In the meantime that section of the road is to be patched to ensure it is fit for racing when the TT festival begins on May 27.

Clerk of the course Gary Thompson said rigorous checking of the course was being done and a number of areas were being patched but the heavy snowfall seemed to have done relatively little lasting damage.

‘There will be some patching at Creg-ny-Baa and then once the TT is over there will be some more resurfacing done,’ he said.

He added the course inspection officer Shaun Counsell had been checking the road and resurfacing had also been requested at Braddan and at Bedstead where the surface had become polished.

Potentially the biggest worry was the damage caused to fences and security of livestock where heavy drifts, particularly on the mountain had destroyed fencing and allowed animals to escape from fields.

Time has also been spent clearing debris and fallen trees from the area between Cronk-y-Voddy and Kirk Michael – one of the worst snow affected sections of the course apart from the mountain.

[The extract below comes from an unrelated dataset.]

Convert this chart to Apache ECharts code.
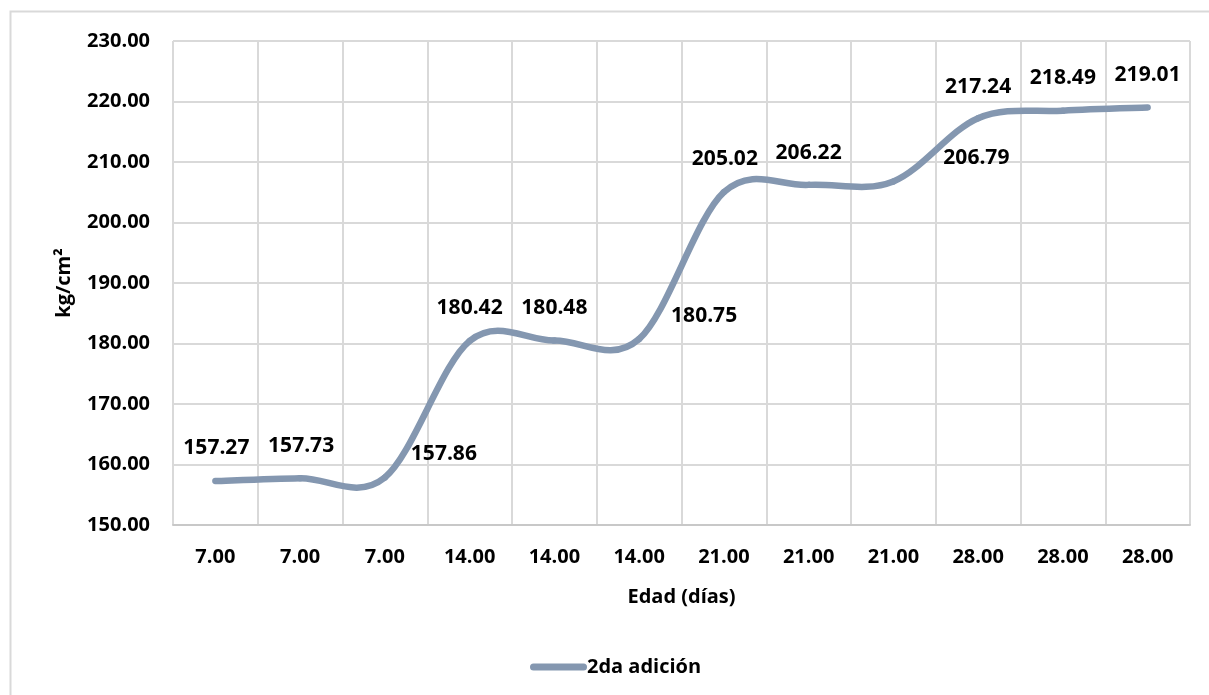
<!DOCTYPE html>
<html>
<head>
<meta charset="utf-8">
<script src="https://cdn.jsdelivr.net/npm/echarts@6/dist/echarts.min.js"></script>
<style>
  html, body { margin: 0; padding: 0; background: #ffffff; }
  #chart { width: 1209px; height: 695px; }
</style>
</head>
<body>
<div id="chart"></div>
<script>
// Edad de ensayo (días) para cada probeta
const ageLabels = ['7.00', '7.00', '7.00', '14.00', '14.00', '14.00',
                   '21.00', '21.00', '21.00', '28.00', '28.00', '28.00'];
// Resistencia a compresión, kg/cm²
const strength2da = [157.27, 157.73, 157.86, 180.42, 180.48, 180.75,
                     205.02, 206.22, 206.79, 217.24, 218.49, 219.01];
// Escala del eje vertical
const yMin = 150;
const yMax = 230;
const yStep = 10;

// Desplazamiento de cada etiqueta respecto a su punto (px)
const labelOffsets = [[1, -33], [1, -32], [59, -23], [0, -33], [0, -33], [65, -23],
                      [1, -33], [0, -32], [83, -23], [0, -31], [0, -33], [0, -32]];

const FONT = '"Open Sans", "Liberation Sans", sans-serif';
const LINE_COLOR = '#8497b0';
const SERIES_NAME = '2da adición';

const chart = echarts.init(document.getElementById('chart'), null, { renderer: 'canvas' });

const points = strength2da.map((v, i) => [i, v]);

function pointAt(api, j) {
  return api.coord([api.value(0, j), api.value(1, j)]);
}

// Curva suavizada (Catmull-Rom) entre el punto i y el siguiente
function renderCurve(params, api) {
  const i = params.dataIndexInside;
  const n = params.dataInsideLength;
  if (i >= n - 1) return null;
  const p0 = pointAt(api, Math.max(i - 1, 0));
  const p1 = pointAt(api, i);
  const p2 = pointAt(api, i + 1);
  const p3 = pointAt(api, Math.min(i + 2, n - 1));
  return {
    type: 'bezierCurve',
    shape: {
      x1: p1[0], y1: p1[1],
      x2: p2[0], y2: p2[1],
      cpx1: p1[0] + (p2[0] - p0[0]) / 6,
      cpy1: p1[1] + (p2[1] - p0[1]) / 6,
      cpx2: p2[0] - (p3[0] - p1[0]) / 6,
      cpy2: p2[1] - (p3[1] - p1[1]) / 6
    },
    style: { stroke: LINE_COLOR, lineWidth: 6.5, lineCap: 'round', fill: null }
  };
}

// Etiqueta de valor de cada punto
function renderLabel(params, api) {
  const i = params.dataIndexInside;
  const p = pointAt(api, i);
  const off = labelOffsets[i];
  return {
    type: 'text',
    x: p[0] + off[0],
    y: p[1] + off[1],
    style: {
      text: api.value(1, i).toFixed(2),
      fill: '#000000',
      font: 'bold 21px ' + FONT,
      align: 'center',
      verticalAlign: 'middle'
    }
  };
}

chart.setOption({
  backgroundColor: '#ffffff',
  animation: false,
  textStyle: { fontFamily: FONT },
  graphic: [{
    type: 'rect',
    shape: { x: 10.5, y: 11.5, width: 1210, height: 700 },
    style: { fill: 'none', stroke: '#d9d9d9', lineWidth: 2 },
    silent: true,
    z: -10
  }],
  grid: { left: 173, right: 19, top: 41, bottom: 170 },
  legend: {
    left: 525,
    top: 652,
    itemWidth: 57,
    itemHeight: 7,
    icon: 'path://M3.5,0 L53.5,0 A3.5,3.5 0 0 1 53.5,7 L3.5,7 A3.5,3.5 0 0 1 3.5,0 Z',
    itemStyle: { color: LINE_COLOR },
    textStyle: { fontFamily: FONT, fontWeight: 'bold', fontSize: 20, color: '#000000', padding: [0, 0, 0, -5] },
    data: [SERIES_NAME]
  },
  xAxis: {
    type: 'category',
    data: ageLabels,
    boundaryGap: true,
    name: 'Edad (días)',
    nameLocation: 'middle',
    nameGap: 62,
    nameTextStyle: { fontFamily: FONT, fontWeight: 'bold', fontSize: 20, color: '#000000' },
    axisLine: { show: true, lineStyle: { color: '#c8c8c8', width: 2 } },
    axisTick: { show: false },
    axisLabel: { fontFamily: FONT, fontWeight: 'bold', fontSize: 20, color: '#000000', margin: 22, interval: 0 },
    splitLine: { show: true, interval: 0, lineStyle: { color: '#d9d9d9', width: 2 } }
  },
  yAxis: {
    type: 'value',
    min: yMin,
    max: yMax,
    interval: yStep,
    name: 'kg/cm²',
    nameLocation: 'middle',
    nameRotate: 90,
    nameGap: 99,
    nameTextStyle: { fontFamily: FONT, fontWeight: 'bold', fontSize: 20, color: '#000000' },
    axisLine: { show: false },
    axisTick: { show: false },
    axisLabel: {
      fontFamily: FONT, fontWeight: 'bold', fontSize: 20, color: '#000000', margin: 23,
      formatter: v => v.toFixed(2)
    },
    splitLine: { show: true, lineStyle: { color: '#d9d9d9', width: 2 } }
  },
  series: [{
    name: SERIES_NAME,
    type: 'custom',
    renderItem: renderCurve,
    encode: { x: 0, y: 1 },
    itemStyle: { color: LINE_COLOR },
    data: points,
    z: 2
  }, {
    name: 'valores',
    type: 'custom',
    renderItem: renderLabel,
    encode: { x: 0, y: 1 },
    data: points,
    z: 3
  }]
});
</script>
</body>
</html>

Time has also been spent renewing black and white paint on kerb stones and resurfacing in the braking area between Bircham Avenue and Parliament Square in Ramsey is also being completed.

Inspections with former TT winner Richard ‘Milky’ Quayle have confirmed weather damage is less than was feared, he said.

The Department of Infrastructure has said major improvements will be carried out to the Creg-ny-Baa corner in the autumn.

These will involve removing the worn shellgrip road surface and replacing it with standard surfacing. In addition the camber round the bend is to be improved.

Director of highways Richard Pearson said this would compensate for the removal of the shellgrip, which is prone to wearing out quickly, and may even see corner speeds at that point increase.

It suggested the improved camber could also have the added benefit of increased safety for spectators at that point. Whether the work would be completed over three weeks with just an off-peak daytime road closure or over two weeks with a complete closure is still being decided.

Work scheduled to be done at Ramsey Hairpin and elsewhere on the mountain may be completed at the same time to minimise the disruption to drivers using the mountain road.